The Quietudinal Service — Quietus, as it was usually called — dealt with the dead. The dead outnumbered the living in the greater galaxy by some distance, if you added up all those individuals existing in the various Afterlives the many different civilisations had created over the millennia. Happily — mercifully — the dead generally tended to keep themselves to themselves and caused relatively little trouble compared to those for whom the Real was still the place to exist within and try to exploit. However, the sheer scale of their numbers ensured that important issues involving the deceased still arose now and again; the dead Quietus dealt with might be technically departed, but they were, sometimes, far from quiet.
A lot of the time such matters were effectively about legality, even about definitions; in a lot of societies the principal difference between a live virtual person — possibly just passing through, as it were, between bodies, back in the Real — and a dead virtual person was that the latter had no right to property or any other kind of ownership outside of their own simulated realm. Perhaps not unnaturally, there were those amongst the dead who found such a distinction unfair. This sort of thing could lead to trouble, but Quietus was skilled in dealing with the results.

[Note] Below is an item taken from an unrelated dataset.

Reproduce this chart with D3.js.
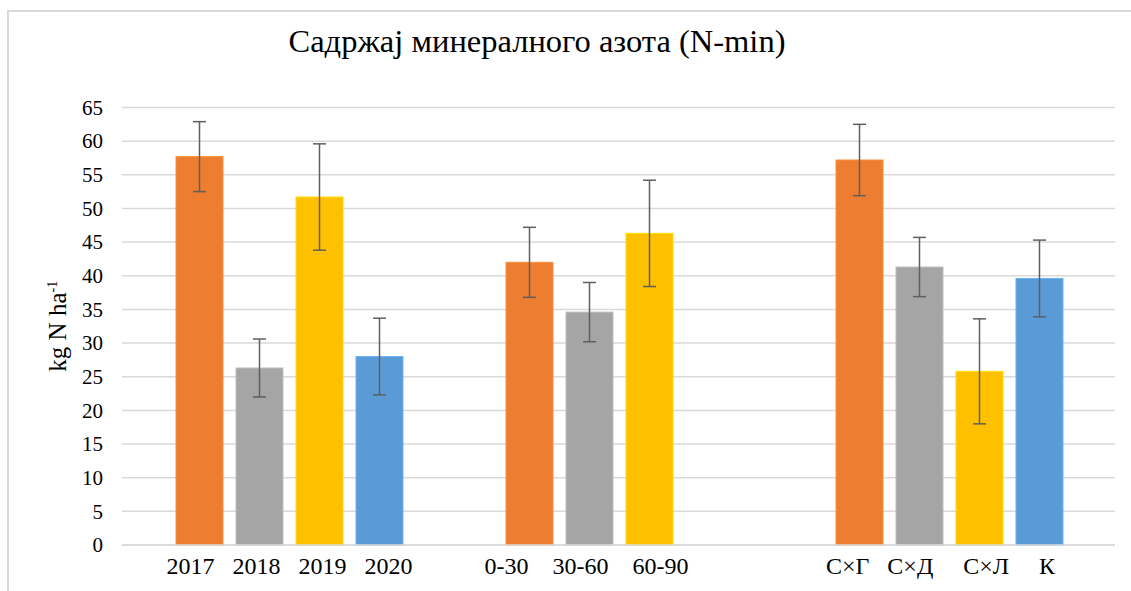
<!DOCTYPE html>
<html>
<head>
<meta charset="utf-8">
<script src="https://cdn.jsdelivr.net/npm/d3@7"></script>
<style>
  html, body { margin: 0; padding: 0; background: #fff; }
  svg { display: block; }
  text { font-family: "Liberation Serif", "Times New Roman", serif; fill: #000; }
</style>
</head>
<body>
<svg id="chart" width="1131" height="591"></svg>
<script>
// Mineral nitrogen content by year, soil depth and crop treatment
const groups = ["years", "depths", "treatments"];
const barLabels = [
  ["2017", "2018", "2019", "2020"],
  ["0-30", "30-60", "60-90"],
  ["С×Г", "С×Д", "С×Л", "К"]
];
const meanValues = [
  [57.7, 26.3, 51.7, 28.0],
  [42.0, 34.6, 46.3],
  [57.2, 41.3, 25.8, 39.6]
];
const errorValues = [
  [5.2, 4.3, 7.9, 5.7],
  [5.2, 4.4, 7.9],
  [5.3, 4.4, 7.8, 5.7]
];
// category labels as typed, with spacing between the entries
const groupTickLabels = [
  "2017   2018   2019   2020",
  "0-30    30-60    60-90           ",
  "С×Г   С×Д     С×Л     К   "
];
const yTicks = d3.range(0, 66, 5);
const seriesColors = ["#ED7D31", "#A5A5A5", "#FFC000", "#5B9BD5"];
const serif = "Liberation Serif, Times New Roman, serif";

const svg = d3.select("#chart");

// chart area frame
svg.append("rect")
  .attr("x", 8).attr("y", 11)
  .attr("width", 1200).attr("height", 700)
  .attr("fill", "#fff")
  .attr("stroke", "#d9d9d9").attr("stroke-width", 2);

const plot = { left: 122, right: 1115, top: 107.5, bottom: 545 };

const y = d3.scaleLinear().domain([0, 65]).range([plot.bottom, plot.top]);
const xGroup = d3.scaleBand().domain(groups).range([124.5, 1114.5]);
const xSlot = d3.scaleBand().domain([0, 1, 2, 3]).range([0, 240])
  .paddingInner(0.2167).paddingOuter(0.1083);
const groupCenter = g => xGroup(g) + xGroup.bandwidth() / 2;

// horizontal gridlines
svg.append("g")
  .selectAll("line")
  .data(yTicks)
  .join("line")
  .attr("x1", plot.left).attr("x2", plot.right)
  .attr("y1", d => y(d)).attr("y2", d => y(d))
  .attr("stroke", "#d9d9d9").attr("stroke-width", 1.5);

// y axis labels
const yAxis = svg.append("g")
  .attr("transform", `translate(${plot.left},0)`)
  .attr("font-family", serif)
  .call(d3.axisLeft(y).tickValues(yTicks).tickSize(0).tickPadding(19));
yAxis.select(".domain").remove();
yAxis.selectAll("text")
  .attr("font-family", serif)
  .attr("font-size", 21)
  .attr("fill", "#000");

// bars and error bars
const bars = [];
groups.forEach((g, gi) => {
  meanValues[gi].forEach((v, i) => {
    bars.push({ group: g, slot: i, label: barLabels[gi][i], value: v, err: errorValues[gi][i] });
  });
});
const barX = d => groupCenter(d.group) - 120 + xSlot(d.slot);

svg.append("g")
  .selectAll("rect")
  .data(bars)
  .join("rect")
  .attr("x", d => barX(d))
  .attr("y", d => y(d.value))
  .attr("width", xSlot.bandwidth())
  .attr("height", d => y(0) - y(d.value))
  .attr("fill", d => seriesColors[d.slot])
  .attr("stroke", d => d3.color(seriesColors[d.slot]).brighter(0.4))
  .attr("stroke-width", 1);

const errG = svg.append("g").attr("stroke", "#5f5f5f").attr("stroke-width", 1.5);
const cx = d => barX(d) + xSlot.bandwidth() / 2;
errG.selectAll("line.stem")
  .data(bars).join("line").attr("class", "stem")
  .attr("x1", cx).attr("x2", cx)
  .attr("y1", d => y(d.value + d.err)).attr("y2", d => y(d.value - d.err));
errG.selectAll("line.capTop")
  .data(bars).join("line").attr("class", "capTop")
  .attr("x1", d => cx(d) - 6.5).attr("x2", d => cx(d) + 6.5)
  .attr("y1", d => y(d.value + d.err)).attr("y2", d => y(d.value + d.err));
errG.selectAll("line.capBottom")
  .data(bars).join("line").attr("class", "capBottom")
  .attr("x1", d => cx(d) - 6.5).attr("x2", d => cx(d) + 6.5)
  .attr("y1", d => y(d.value - d.err)).attr("y2", d => y(d.value - d.err));

// x axis baseline and category labels
svg.append("line")
  .attr("x1", plot.left).attr("x2", plot.right)
  .attr("y1", y(0)).attr("y2", y(0))
  .attr("stroke", "#d9d9d9").attr("stroke-width", 1.5);

const xAxis = svg.append("g")
  .attr("transform", `translate(0,${plot.bottom})`)
  .attr("font-family", serif)
  .call(d3.axisBottom(xGroup).tickSize(0).tickPadding(12)
    .tickFormat((d, i) => groupTickLabels[i]));
xAxis.select(".domain").remove();
xAxis.selectAll("text")
  .attr("font-family", serif)
  .attr("font-size", 24)
  .attr("fill", "#000")
  .style("white-space", "pre")
  .attr("xml:space", "preserve");

// y axis title
svg.append("text")
  .attr("transform", `translate(66,${(plot.top + plot.bottom) / 2}) rotate(-90)`)
  .attr("text-anchor", "middle")
  .attr("font-family", serif)
  .attr("font-size", 25)
  .html('kg N ha<tspan dy="-9" font-size="14">-1</tspan>');

// chart title
svg.append("text")
  .attr("x", 537).attr("y", 52)
  .attr("text-anchor", "middle")
  .attr("font-family", serif)
  .attr("font-size", 32.5)
  .text("Садржај минералного азота (N-min)");
</script>
</body>
</html>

Relatively small in terms of ships and personnel, Quietus could nevertheless call on whole catalogued suites of dead but preserved experts and expert systems — not all of which were even pan-human in origin — to help them deal with such matters, bringing them back from their fun-filled retirement or out of suspended animation, where they had left instructions that they were ready to be revived if they could be of use when circumstances required.
Slanged as “Probate” by some of those in SC, Quietus had links with Special Circumstances, but regarded itself as a more specialised service than its much older and larger sibling utility. Most of the humans within Quietus regarded any links with SC as deplorable in essence and only very occasionally necessary, if ever. Some just plain looked down on Special Circumstances. Theirs, they felt, was a higher, more refined calling and their demeanour, behaviour, appearance and even dress reflected this.
Quietus ships added the letters OAQS — for On Active Quietudinal Service — to their names while they were so employed, and usually took on a monochrome outer guise, either pure shining white in appearance or glossily black. They even moved quietly, adjusting the configuration of their engine fields to produce the minimum amount of disturbance both on the sub-universal energy grid and the 3D skein of real space. Normal Culture ships either went for maximum efficiency or the always popular let’s-see-what-we-can-squeeze-out-of-these-babies approach.
Similarly, the human and other biological operatives of Quietus were expected to be sober, serious people while they were on duty, and to dress appropriately.
It was to this division of Contact that Yime belonged.
Your full attention, indeed. Oh well. Rather than reply, Yime just nodded.